Figure 4 presents the relationship between the ergodic capacity and the number of REs, $N_c$, when the total number of REs was set to $N_t=80$, $P_1=15$dBm, and $P_2=10$dBm. The plots in Figure 4 reveal that the EC of the backscatter signal (i.e., ${\overline{C}}_c$) increased with the growth of $N_c$, while the EC of the BS signal (i.e., ${\overline{C}}_s$) declined. This dichotomy was attributed to the fact that an increase in $N_c$ led to a reduction in $a_m^2$ and a corresponding increase in $b_m^2$. According to (6) and (7), this shift resulted in a reduced SNR ${\gamma }_{s_{mn}}$ and an increased SNR ${\gamma }_{c_{mn}}$, which in turn led to a decrease in ${\overline{C}}_s$ and a rise in ${\overline{C}}_c$. Remarkably, the opposite trends did not necessarily ensure an increase in the total EC (i.e., $\overline{C}$). These observations further highlight the importance of strategically configuring the number of REs for PT and BT to meet predetermined system requirements, while taking into account COP and EC.

Figure 5 illustrates the impact of the maximum transmission power $P_1$ and interference power $P_2$ on ergodic capacity for both our proposed AT strategy and the NAT counterpart. It can be seen that the EC within the AT framework outperformed that of the NAT one, particularly in the low-power range from −5 dBm to 10 dBm. This superior performance highlights the efficiency of our proposed model over NAT, especially under constrained energy conditions where communication in the AT framework persists while the NAT remains inactive.

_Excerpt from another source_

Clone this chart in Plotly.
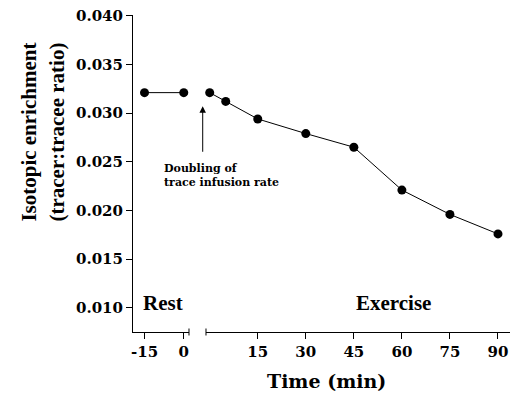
import plotly.graph_objects as go

# ---- data ----
rest_time = [-15, 0]
rest_enrich = [0.0321, 0.0321]
ex_time = [0, 5, 15, 30, 45, 60, 75, 90]
ex_enrich = [0.0321, 0.0312, 0.0294, 0.0279, 0.0265, 0.0221, 0.0196, 0.0176]
rest_ticks = [-15, 0]
rest_tick_labels = ["-15", "0"]
ex_ticks = [15, 30, 45, 60, 75, 90]
y_ticks = [0.010, 0.015, 0.020, 0.025, 0.030, 0.035, 0.040]

TICKFONT = dict(family="DejaVu Serif", size=15, color="black", weight="bold")
SERIF = "Liberation Serif"

fig = go.Figure()
line_style = dict(color="black", width=1)
marker_style = dict(color="black", size=9)

fig.add_trace(go.Scatter(x=rest_time, y=rest_enrich, mode="lines+markers",
                         line=line_style, marker=marker_style, cliponaxis=False,
                         xaxis="x", yaxis="y", showlegend=False))
fig.add_trace(go.Scatter(x=ex_time, y=ex_enrich, mode="lines+markers",
                         line=line_style, marker=marker_style, cliponaxis=False,
                         xaxis="x2", yaxis="y", showlegend=False))

axis_common = dict(showline=True, linecolor="black", linewidth=1,
                   ticks="outside", ticklen=6, tickcolor="black", tickwidth=1,
                   showgrid=False, zeroline=False, tickfont=TICKFONT)

fig.update_layout(
    width=510, height=395,
    margin=dict(l=133, r=0, t=15, b=63),
    plot_bgcolor="white", paper_bgcolor="white",
    xaxis=dict(domain=[0, 0.1485], range=[-19.4, 2.0], tickvals=rest_ticks,
               ticktext=rest_tick_labels, anchor="y", **axis_common),
    xaxis2=dict(domain=[0.1936, 1], range=[-1.16, 93.75], tickvals=ex_ticks,
                anchor="y", **axis_common),
    yaxis=dict(domain=[0, 1], range=[0.00753, 0.04007], tickvals=y_ticks,
               tickformat=".3f", anchor="x", **axis_common),
)

# axis break marks
for xp in [0.1485, 0.1936]:
    fig.add_shape(type="line", xref="paper", yref="paper",
                  x0=xp, x1=xp, y0=-0.011, y1=0.011,
                  line=dict(color="black", width=1))

# arrow
fig.add_annotation(x=0.1849, xref="paper", y=0.0307, yref="y",
                   text="", showarrow=True, ax=0, ay=47,
                   arrowhead=2, arrowsize=1.3, arrowwidth=1, arrowcolor="black")

fig.add_annotation(x=0.0761, xref="paper", y=0.02518, yref="y",
                   xanchor="left", yanchor="top", align="left", showarrow=False,
                   text="Doubling of<br>trace infusion rate",
                   font=dict(family="DejaVu Serif", size=11, color="black", weight="bold"))

fig.add_annotation(x=0.0804, xref="paper", y=0.01049, yref="y",
                   xanchor="center", yanchor="middle", showarrow=False,
                   text="Rest",
                   font=dict(family=SERIF, size=21, color="black", weight="bold"))
fig.add_annotation(x=0.6923, xref="paper", y=0.01049, yref="y",
                   xanchor="center", yanchor="middle", showarrow=False,
                   text="Exercise",
                   font=dict(family=SERIF, size=21, color="black", weight="bold"))

# axis titles
fig.add_annotation(x=0.514, xref="paper", y=-0.156, yref="paper",
                   xanchor="center", yanchor="middle", showarrow=False,
                   text="Time (min)",
                   font=dict(family="DejaVu Serif", size=19, color="black", weight="bold"))
fig.add_annotation(x=-0.240, xref="paper", y=0.6306, yref="paper",
                   xanchor="center", yanchor="middle", showarrow=False,
                   textangle=-90,
                   text="Isotopic enrichment<br>(tracer:tracee ratio)",
                   font=dict(family=SERIF, size=21, color="black", weight="bold"))

fig.write_html("out.html")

Furthermore, it was observed that incrementing the transmission power $P_1$ guaranteed a non-decreasing EC $\overline{C}$. This phenomenon can be attributed to two main factors:

(i)

The equations from (6) to (8) and from (30) to (32) indicate that the EC increases proportionally with the SNR ${\gamma }_{x_{m,n}}$.

(ii)

As previously analyzed in Figure 3, the transmission power $P_t$ initially increased and then plateaued as $P_1$ rose from −5 dBm to 30 dBm. Consequently, the SNR ${\gamma }_{x_{m,n}}$ initially exhibited an upward trend before it stabilized. This sustained SNR ${\gamma }_{x_{m,n}}$ resulted in a continuous EC growth until it reached a plateau at a sufficiently high level of $P_1$ (e.g., $P_1>10{log}_{10}({10}^{10/10}/\sqrt{-log\left(0.99\right)})\approx 20$ dBm in the case of $P_2=10$ dBm), which aligned with the explanation provided in Remark 3.

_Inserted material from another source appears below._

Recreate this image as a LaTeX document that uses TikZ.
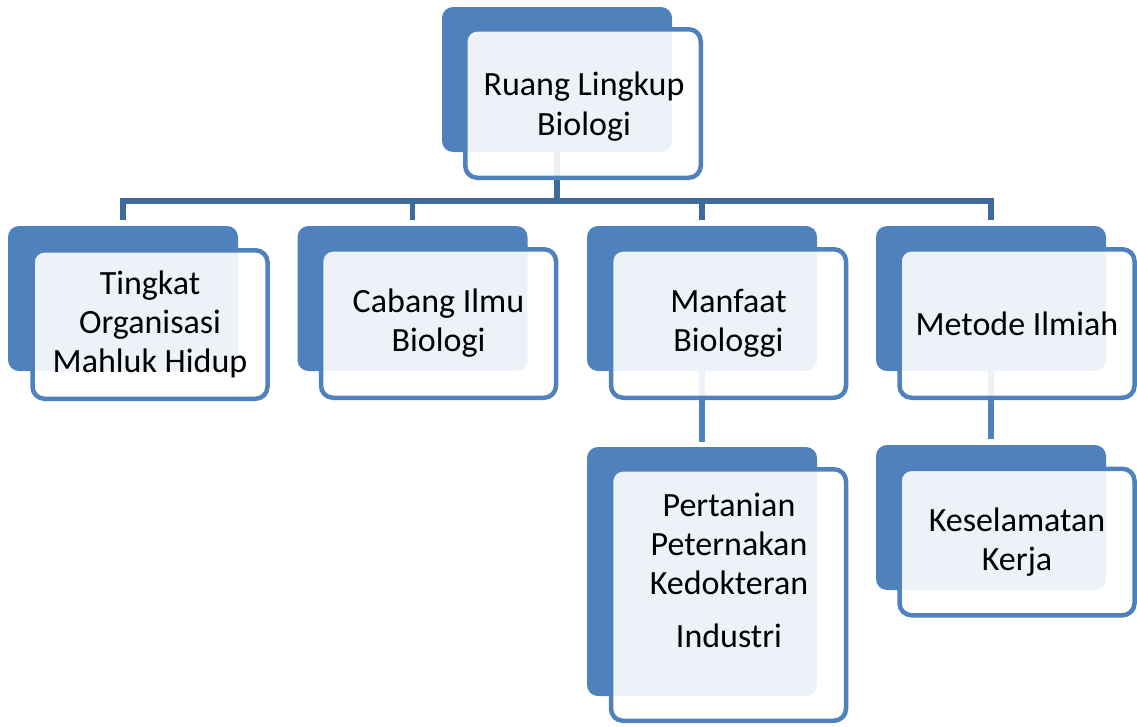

Additionally, in line with the analysis of the effect of $P_1$ on EC, Figure 5 confirms that an increase in interference power $P_2$ corresponds to a larger EC. Moreover, Figure 5 validates both the precision of our theoretical results (32) and the robustness of our asymptotic results (50) and (51).

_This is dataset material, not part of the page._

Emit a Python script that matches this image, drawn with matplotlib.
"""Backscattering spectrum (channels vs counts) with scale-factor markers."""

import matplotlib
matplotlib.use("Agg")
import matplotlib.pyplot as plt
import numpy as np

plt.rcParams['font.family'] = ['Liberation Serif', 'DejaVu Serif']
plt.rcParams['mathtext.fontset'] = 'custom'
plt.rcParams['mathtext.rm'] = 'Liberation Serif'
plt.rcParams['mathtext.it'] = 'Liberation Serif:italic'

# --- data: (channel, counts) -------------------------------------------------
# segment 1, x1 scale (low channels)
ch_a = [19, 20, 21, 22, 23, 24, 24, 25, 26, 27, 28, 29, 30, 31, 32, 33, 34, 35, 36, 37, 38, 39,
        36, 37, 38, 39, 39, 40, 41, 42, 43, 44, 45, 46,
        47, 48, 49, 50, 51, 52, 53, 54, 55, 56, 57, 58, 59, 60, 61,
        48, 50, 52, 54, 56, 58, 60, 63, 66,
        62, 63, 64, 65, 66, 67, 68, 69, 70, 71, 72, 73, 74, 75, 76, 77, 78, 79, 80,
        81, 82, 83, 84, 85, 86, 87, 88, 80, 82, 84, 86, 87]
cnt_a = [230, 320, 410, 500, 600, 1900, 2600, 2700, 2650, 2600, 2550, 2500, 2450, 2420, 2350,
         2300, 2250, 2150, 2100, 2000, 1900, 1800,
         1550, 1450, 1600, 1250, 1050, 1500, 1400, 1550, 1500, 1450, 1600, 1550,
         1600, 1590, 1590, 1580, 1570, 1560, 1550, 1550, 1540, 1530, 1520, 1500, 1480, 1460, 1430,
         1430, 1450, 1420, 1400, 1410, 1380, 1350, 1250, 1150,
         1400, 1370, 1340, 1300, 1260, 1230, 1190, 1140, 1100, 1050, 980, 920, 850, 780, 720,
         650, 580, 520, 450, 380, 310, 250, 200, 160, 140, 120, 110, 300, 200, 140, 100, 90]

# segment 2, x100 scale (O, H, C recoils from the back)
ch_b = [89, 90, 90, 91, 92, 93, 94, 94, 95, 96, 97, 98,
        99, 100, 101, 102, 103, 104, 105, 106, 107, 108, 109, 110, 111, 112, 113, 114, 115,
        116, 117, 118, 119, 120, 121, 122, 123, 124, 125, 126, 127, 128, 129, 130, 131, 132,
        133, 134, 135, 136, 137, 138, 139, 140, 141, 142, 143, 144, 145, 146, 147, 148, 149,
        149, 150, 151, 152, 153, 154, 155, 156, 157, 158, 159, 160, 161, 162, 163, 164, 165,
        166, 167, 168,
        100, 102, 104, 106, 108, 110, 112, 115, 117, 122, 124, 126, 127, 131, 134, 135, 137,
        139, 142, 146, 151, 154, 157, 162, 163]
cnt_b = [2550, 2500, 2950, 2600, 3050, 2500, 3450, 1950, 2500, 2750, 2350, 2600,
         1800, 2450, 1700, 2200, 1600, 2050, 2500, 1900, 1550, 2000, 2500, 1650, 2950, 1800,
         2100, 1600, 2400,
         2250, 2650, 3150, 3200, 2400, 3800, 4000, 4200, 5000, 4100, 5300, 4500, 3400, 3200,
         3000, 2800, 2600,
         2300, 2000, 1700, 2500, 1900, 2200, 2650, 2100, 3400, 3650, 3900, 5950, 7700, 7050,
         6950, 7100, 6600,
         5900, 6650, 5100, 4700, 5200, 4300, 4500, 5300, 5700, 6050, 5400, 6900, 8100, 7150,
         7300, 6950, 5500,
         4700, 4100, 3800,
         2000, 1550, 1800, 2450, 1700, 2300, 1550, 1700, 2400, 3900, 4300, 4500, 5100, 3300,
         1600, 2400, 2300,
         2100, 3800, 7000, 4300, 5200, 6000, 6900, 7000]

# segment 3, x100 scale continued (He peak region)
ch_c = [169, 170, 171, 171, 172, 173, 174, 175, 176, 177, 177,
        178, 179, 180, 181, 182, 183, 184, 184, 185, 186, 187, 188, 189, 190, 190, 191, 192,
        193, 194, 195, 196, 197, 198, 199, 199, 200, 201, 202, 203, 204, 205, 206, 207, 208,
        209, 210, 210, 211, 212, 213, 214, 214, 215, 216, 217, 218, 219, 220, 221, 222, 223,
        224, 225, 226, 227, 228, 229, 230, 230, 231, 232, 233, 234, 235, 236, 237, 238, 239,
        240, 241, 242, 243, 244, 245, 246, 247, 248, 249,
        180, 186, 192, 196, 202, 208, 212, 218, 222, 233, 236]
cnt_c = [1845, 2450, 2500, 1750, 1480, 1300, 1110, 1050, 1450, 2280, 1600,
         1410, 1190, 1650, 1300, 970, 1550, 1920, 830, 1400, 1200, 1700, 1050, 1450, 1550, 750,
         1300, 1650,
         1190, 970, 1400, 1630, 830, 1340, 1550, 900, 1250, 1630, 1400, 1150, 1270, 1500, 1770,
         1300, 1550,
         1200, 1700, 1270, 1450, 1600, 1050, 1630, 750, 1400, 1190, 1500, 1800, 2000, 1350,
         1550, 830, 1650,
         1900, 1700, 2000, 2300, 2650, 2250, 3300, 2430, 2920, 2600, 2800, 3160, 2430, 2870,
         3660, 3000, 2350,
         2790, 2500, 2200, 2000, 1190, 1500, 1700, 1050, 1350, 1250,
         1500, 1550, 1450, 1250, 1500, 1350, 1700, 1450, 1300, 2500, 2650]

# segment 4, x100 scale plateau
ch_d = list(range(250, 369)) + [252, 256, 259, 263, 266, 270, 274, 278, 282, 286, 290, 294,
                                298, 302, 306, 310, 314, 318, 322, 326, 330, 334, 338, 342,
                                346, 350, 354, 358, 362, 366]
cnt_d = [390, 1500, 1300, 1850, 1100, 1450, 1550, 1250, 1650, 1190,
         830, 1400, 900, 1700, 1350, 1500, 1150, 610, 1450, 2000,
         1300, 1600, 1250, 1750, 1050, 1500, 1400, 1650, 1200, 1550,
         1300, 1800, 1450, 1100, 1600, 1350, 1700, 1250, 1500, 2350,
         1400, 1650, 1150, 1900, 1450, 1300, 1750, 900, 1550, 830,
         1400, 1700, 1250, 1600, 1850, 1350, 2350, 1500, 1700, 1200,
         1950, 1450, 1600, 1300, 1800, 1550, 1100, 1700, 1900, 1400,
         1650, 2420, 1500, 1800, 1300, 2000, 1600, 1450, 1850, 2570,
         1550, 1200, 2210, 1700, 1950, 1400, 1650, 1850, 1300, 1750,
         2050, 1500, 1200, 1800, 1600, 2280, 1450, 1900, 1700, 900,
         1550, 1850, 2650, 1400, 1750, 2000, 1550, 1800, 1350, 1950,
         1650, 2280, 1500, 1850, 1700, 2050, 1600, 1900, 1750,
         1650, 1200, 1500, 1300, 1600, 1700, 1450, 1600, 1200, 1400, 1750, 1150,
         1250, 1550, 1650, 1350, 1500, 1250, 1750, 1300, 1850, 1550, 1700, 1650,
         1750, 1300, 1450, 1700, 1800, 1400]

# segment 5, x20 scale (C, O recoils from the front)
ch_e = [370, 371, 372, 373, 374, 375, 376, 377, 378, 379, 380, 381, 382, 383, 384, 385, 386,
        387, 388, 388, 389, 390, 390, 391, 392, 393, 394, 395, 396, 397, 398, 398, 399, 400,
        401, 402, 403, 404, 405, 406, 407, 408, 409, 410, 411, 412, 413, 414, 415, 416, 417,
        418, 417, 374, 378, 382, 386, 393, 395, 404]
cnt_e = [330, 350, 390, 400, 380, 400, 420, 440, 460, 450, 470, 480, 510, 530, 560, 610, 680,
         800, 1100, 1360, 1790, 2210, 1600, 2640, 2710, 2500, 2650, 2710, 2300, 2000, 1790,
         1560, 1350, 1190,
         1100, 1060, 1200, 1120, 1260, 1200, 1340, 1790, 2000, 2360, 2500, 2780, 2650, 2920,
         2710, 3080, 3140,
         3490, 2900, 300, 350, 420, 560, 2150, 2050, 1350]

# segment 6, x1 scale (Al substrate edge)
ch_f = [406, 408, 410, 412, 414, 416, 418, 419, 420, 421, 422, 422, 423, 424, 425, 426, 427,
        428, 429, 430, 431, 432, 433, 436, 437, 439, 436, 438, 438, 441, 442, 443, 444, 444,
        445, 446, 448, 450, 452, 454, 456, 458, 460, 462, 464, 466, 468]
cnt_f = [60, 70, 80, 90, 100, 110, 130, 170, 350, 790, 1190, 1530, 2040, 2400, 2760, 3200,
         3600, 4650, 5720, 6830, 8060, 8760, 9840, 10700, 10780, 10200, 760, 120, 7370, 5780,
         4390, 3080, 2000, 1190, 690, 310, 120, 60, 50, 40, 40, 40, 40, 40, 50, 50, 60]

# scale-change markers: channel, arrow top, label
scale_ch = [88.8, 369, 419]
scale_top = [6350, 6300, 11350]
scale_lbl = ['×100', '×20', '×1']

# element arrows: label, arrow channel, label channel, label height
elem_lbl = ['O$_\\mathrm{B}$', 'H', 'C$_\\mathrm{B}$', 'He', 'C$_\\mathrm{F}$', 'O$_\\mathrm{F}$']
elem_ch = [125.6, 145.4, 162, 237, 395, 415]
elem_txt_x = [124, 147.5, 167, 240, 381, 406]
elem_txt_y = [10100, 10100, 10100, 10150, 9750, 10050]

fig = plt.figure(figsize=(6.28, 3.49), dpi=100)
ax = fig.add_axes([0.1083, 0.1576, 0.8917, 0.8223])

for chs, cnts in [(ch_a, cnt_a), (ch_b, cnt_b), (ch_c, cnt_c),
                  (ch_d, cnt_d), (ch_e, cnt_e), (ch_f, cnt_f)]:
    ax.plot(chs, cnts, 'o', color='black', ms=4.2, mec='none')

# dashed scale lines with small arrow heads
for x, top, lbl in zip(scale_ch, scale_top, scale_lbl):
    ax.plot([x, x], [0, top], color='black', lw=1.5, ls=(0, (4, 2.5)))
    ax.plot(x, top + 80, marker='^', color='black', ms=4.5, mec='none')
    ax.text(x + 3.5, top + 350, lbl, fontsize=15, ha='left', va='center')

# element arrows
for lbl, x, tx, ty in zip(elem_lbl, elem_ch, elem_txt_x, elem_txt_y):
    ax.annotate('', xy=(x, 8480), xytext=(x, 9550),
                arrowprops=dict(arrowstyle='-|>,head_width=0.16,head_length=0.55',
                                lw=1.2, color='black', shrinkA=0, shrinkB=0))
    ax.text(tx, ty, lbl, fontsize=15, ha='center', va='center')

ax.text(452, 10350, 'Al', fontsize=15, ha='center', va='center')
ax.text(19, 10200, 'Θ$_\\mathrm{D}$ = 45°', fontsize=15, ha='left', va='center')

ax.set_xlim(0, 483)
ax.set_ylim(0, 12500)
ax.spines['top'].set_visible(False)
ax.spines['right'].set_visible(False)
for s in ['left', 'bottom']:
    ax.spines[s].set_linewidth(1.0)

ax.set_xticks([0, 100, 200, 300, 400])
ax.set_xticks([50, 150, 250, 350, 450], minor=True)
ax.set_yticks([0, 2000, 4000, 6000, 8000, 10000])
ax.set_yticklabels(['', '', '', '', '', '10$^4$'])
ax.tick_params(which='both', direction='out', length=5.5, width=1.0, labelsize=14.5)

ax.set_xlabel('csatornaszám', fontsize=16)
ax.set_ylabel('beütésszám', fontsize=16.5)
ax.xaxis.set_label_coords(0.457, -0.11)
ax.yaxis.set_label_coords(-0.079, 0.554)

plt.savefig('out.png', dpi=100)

Figure 6 and Figure 7 offer a comparative analysis of energy efficiency between the AT and NAT mechanisms. These two figures clearly exhibit the substantial boost in EE achieved by our AT approach over NAT within the realm of low-to-moderate power settings, corresponding to [−5 dBm, 10 dBm] in Figure 6 and Figure 7, which was attributed to ${\overline{C}}^{\mathit{NAT}}\le \overline{C}$. In addition, when $P_2$ is significantly large or tends towards infinity, it indicated that the BS could function independently of the CR support during signal transmission. Thus, it was considered that the performance curve without CR assistance aligned with the one corresponding to $P_2$ levels ranging from 25 dBm to 30 dBm. This observation allowed us to conduct a preliminary evaluation of the EE performance in both CR-aided and non-CR-assisted scenarios. Figure 7 illustrates that our proposed AT scheme achieved equal or higher EE compared to the AT approach without CR aid. Additionally, it is noteworthy that the EE under NAT with CR help did not consistently outperform that of NAT without CR assistance, as illustrated by the curve marked with “o” in the case of $P_1=15$ dBm. This finding further emphasized the superiority of our proposed model over both AT without CR support and NAT in terms of EE enhancement. This advantage was due to CR-assisted transmissions limiting the BS transmission power to the lower of $P_1$ and $P_2/g$, and the zeRIS in AT continuing to operate even when there was insufficient energy for PA.

6. Conclusions

This paper designed a novel symbiotic AmBC architecture that integrated CR technology with a segmented zeRIS. A key feature of our system was the PA capability of the zeRIS, which operated based on real-time energy harvesting conditions, thereby striking a dynamic balance between energy management and signal transmission. Furthermore, the zeRIS boasted the flexibility to configure the number of REs for PT and BT. To thoroughly assess the reliability and effectiveness of our proposed system model, the COP and EC were derived, analyzing their asymptotic performance under varying transmission power levels. Simulation results substantiated the accuracy and tightness of our theoretical derivations and revealed a diversity order of zero at high maximum transmission powers. Moreover, achieving the desired system performance necessitated a reasonable allocation of REs between PT and BT. Notably, the presented AT scheme exhibited superiority over NAT in COP, EC, and EE. Additionally, the CR-enabled AT outperformed AT without CR support in terms of EE, highlighting the benefits of incorporating CR capabilities into our system.